The function should return true if such a path exists, and false otherwise.

Input:

• n: The number of vertices in the graph
• edges: A 2D array representing the edges in the graph
• source: The starting vertex
• destination: The target vertex

Output:

• true if there is a path from source to destination
• false if no such path exists

For example, if you have 3 vertices and edges [[0,1], [1,2]], there would be a path from vertex 0 to vertex 2 (going through vertex 1), but no direct path from vertex 0 to vertex 2 without going through vertex 1.

Flowchart Walkthrough

First, let's pin down the algorithm using the Flowchart. Here's a step-by-step walkthrough:

Is it a graph?

• Yes: The problem explicitly states we have a graph with n vertices and edges connecting them. We need to find if a path exists between two vertices.

Is it a tree?

• No: The graph is not necessarily a tree. It could have cycles, disconnected components, or multiple paths between vertices. Trees have exactly n-1 edges for n vertices and no cycles, but this problem doesn't guarantee those properties.

Is the problem related to directed acyclic graphs?

• No: The graph is bi-directional (undirected), not a directed acyclic graph (DAG).

Is the problem related to shortest paths?

• No: We only need to determine if ANY valid path exists from source to destination, not the shortest one.

Does the problem involve connectivity?

• Yes: The core of the problem is determining if two vertices (source and destination) are connected by some path in the graph.

Disjoint Set Union

• While DSU could solve this connectivity problem, let's continue exploring other options based on the constraints.

Does the problem have small constraints?

• The constraints aren't explicitly mentioned as small, but for a connectivity problem, we can use DFS efficiently.

DFS/backtracking

• Yes: DFS is perfect for exploring paths in a graph to determine connectivity between two vertices.

Conclusion: The flowchart suggests using DFS (Depth-First Search) to explore the graph from the source vertex and determine if we can reach the destination vertex. This aligns perfectly with the solution approach, where we recursively explore neighbors until we either find the destination or exhaust all reachable vertices.

Intuition

When we need to check if two vertices are connected in a graph, we essentially need to explore all possible paths starting from the source vertex to see if we can reach the destination. This is a classic graph traversal problem.

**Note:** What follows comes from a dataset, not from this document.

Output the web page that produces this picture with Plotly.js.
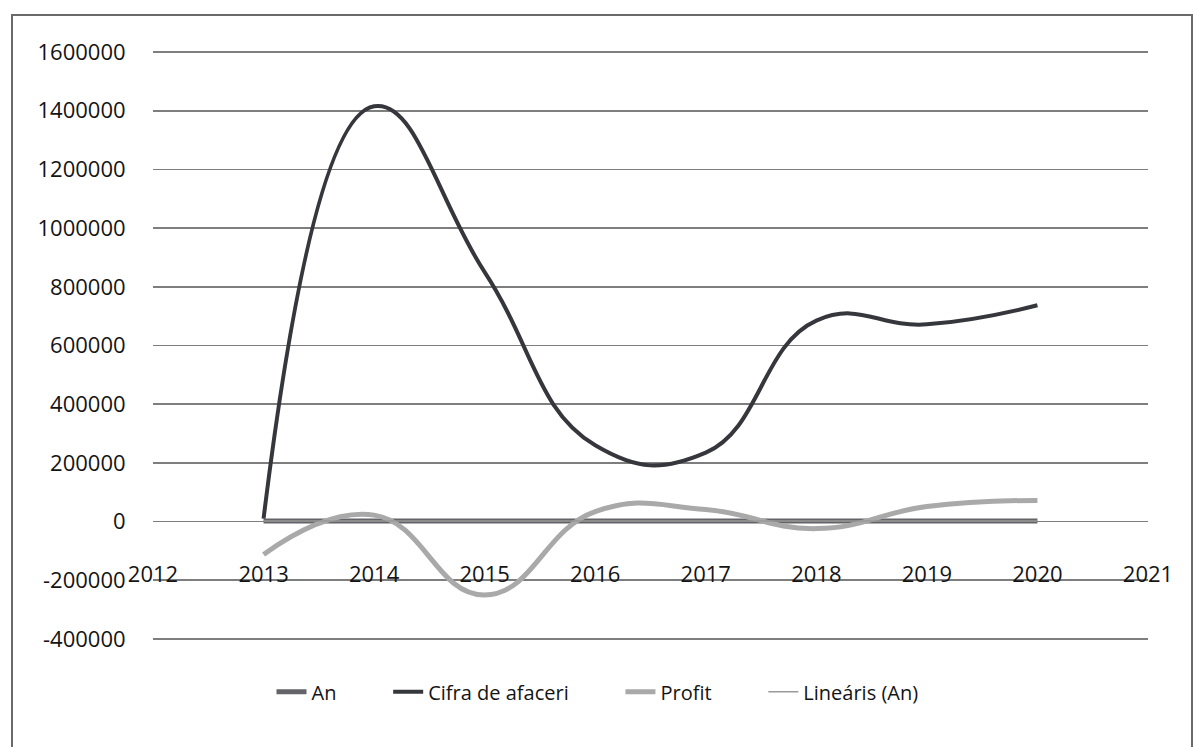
<!DOCTYPE html>
<html>
<head>
<meta charset="utf-8">
<script src="https://cdn.plot.ly/plotly-3.0.1.min.js"></script>
<style>html,body{margin:0;padding:0;background:#fff;}#chart{width:1195px;height:747px;}</style>
</head>
<body>
<div id="chart"></div>
<script>
// Data
const years = [2013, 2014, 2015, 2016, 2017, 2018, 2019, 2020];
const an = [2013, 2014, 2015, 2016, 2017, 2018, 2019, 2020];
const cifraDeAfaceri = [10000, 1415000, 850000, 260000, 235000, 685000, 672000, 737000];
const profit = [-112000, 22000, -250000, 34000, 41000, -24000, 51000, 72000];
const trendYears = [2013, 2020];
const trendAn = [2013, 2020];

const seriesNames = ['An', 'Cifra de afaceri', 'Profit', 'Lineáris (An)'];

const xTickVals = [2012, 2013, 2014, 2015, 2016, 2017, 2018, 2019, 2020, 2021];
const xTickText = ['2012', '2013', '2014', '2015', '2016', '2017', '2018', '2019', '2020', '2021'];
const yTickVals = [-400000, -200000, 0, 200000, 400000, 600000, 800000, 1000000, 1200000, 1400000, 1600000];
const yTickText = ['-400000', '-200000', '0', '200000', '400000', '600000', '800000', '1000000', '1200000', '1400000', '1600000'];

const FONT = "'Open Sans', 'Noto Sans', sans-serif";
const PAD = '\u00a0'.repeat(9);

const traces = [
  {x: years, y: an, name: seriesNames[0] + PAD, mode: 'lines', type: 'scatter',
   line: {color: '#646468', width: 5, shape: 'spline', smoothing: 1.3}},
  {x: years, y: cifraDeAfaceri, name: seriesNames[1] + PAD, mode: 'lines', type: 'scatter',
   line: {color: '#36363d', width: 4, shape: 'spline', smoothing: 1.3}},
  {x: years, y: profit, name: seriesNames[2] + PAD, mode: 'lines', type: 'scatter',
   line: {color: '#a9a9a9', width: 5, shape: 'spline', smoothing: 1.3}},
  {x: trendYears, y: trendAn, name: seriesNames[3], mode: 'lines', type: 'scatter',
   line: {color: '#9a9a9a', width: 1.5}}
];

const layout = {
  width: 1195, height: 747,
  paper_bgcolor: '#ffffff', plot_bgcolor: '#ffffff',
  margin: {l: 153, r: 47, t: 50, b: 106, pad: 0},
  font: {family: FONT, color: '#141414', size: 22},
  showlegend: true,
  legend: {orientation: 'h', xref: 'container', yref: 'container', x: 0.5, xanchor: 'center',
           y: 0.074, yanchor: 'middle', font: {family: FONT, size: 20, color: '#141414'},
           bgcolor: 'rgba(0,0,0,0)', traceorder: 'normal'},
  xaxis: {range: [2012, 2021], tickvals: xTickVals, ticktext: xTickText,
          showgrid: false, zeroline: false, showline: false, ticks: '',
          anchor: 'free', position: 0.138,
          tickfont: {family: FONT, size: 22, color: '#141414'}},
  yaxis: {range: [-407000, 1607000], tickvals: yTickVals, ticktext: yTickText,
          showgrid: true, gridcolor: '#7e7e7e', gridwidth: 1.8,
          zeroline: false, showline: false,
          ticks: 'outside', ticklen: 22, tickcolor: 'rgba(0,0,0,0)',
          tickfont: {family: FONT, size: 22, color: '#141414'}},
  shapes: [
    {type: 'rect', xref: 'paper', yref: 'paper',
     x0: (12 - 153) / 995, x1: (1192 - 153) / 995,
     y0: (641 - 770) / 591, y1: (641 - 15) / 591,
     line: {color: '#6a6a6a', width: 2}, fillcolor: 'rgba(0,0,0,0)', layer: 'below'}
  ]
};

Plotly.newPlot('chart', traces, layout, {displayModeBar: false, staticPlot: true});
</script>
</body>
</html>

Think of it like exploring a maze: you start at the entrance (source) and want to know if you can reach the exit (destination). The natural approach is to explore each path systematically - go as far as you can in one direction, and if you hit a dead end or a place you've already been, backtrack and try another path.

DFS is perfect for this because:

1. We only care about reachability, not the path itself - We just need a yes/no answer about whether a path exists
2. We can stop as soon as we find the destination - Unlike finding all paths or the shortest path, we can return immediately upon success
3. We need to avoid cycles - Since the graph might have cycles, we need to track visited vertices to avoid infinite loops

The key insight is that from any vertex, we recursively explore all its unvisited neighbors. If any neighbor leads to the destination (either directly or through further exploration), we've found a valid path. The recursion naturally handles the backtracking - when we can't proceed further from one neighbor, the recursive call returns and we try the next neighbor.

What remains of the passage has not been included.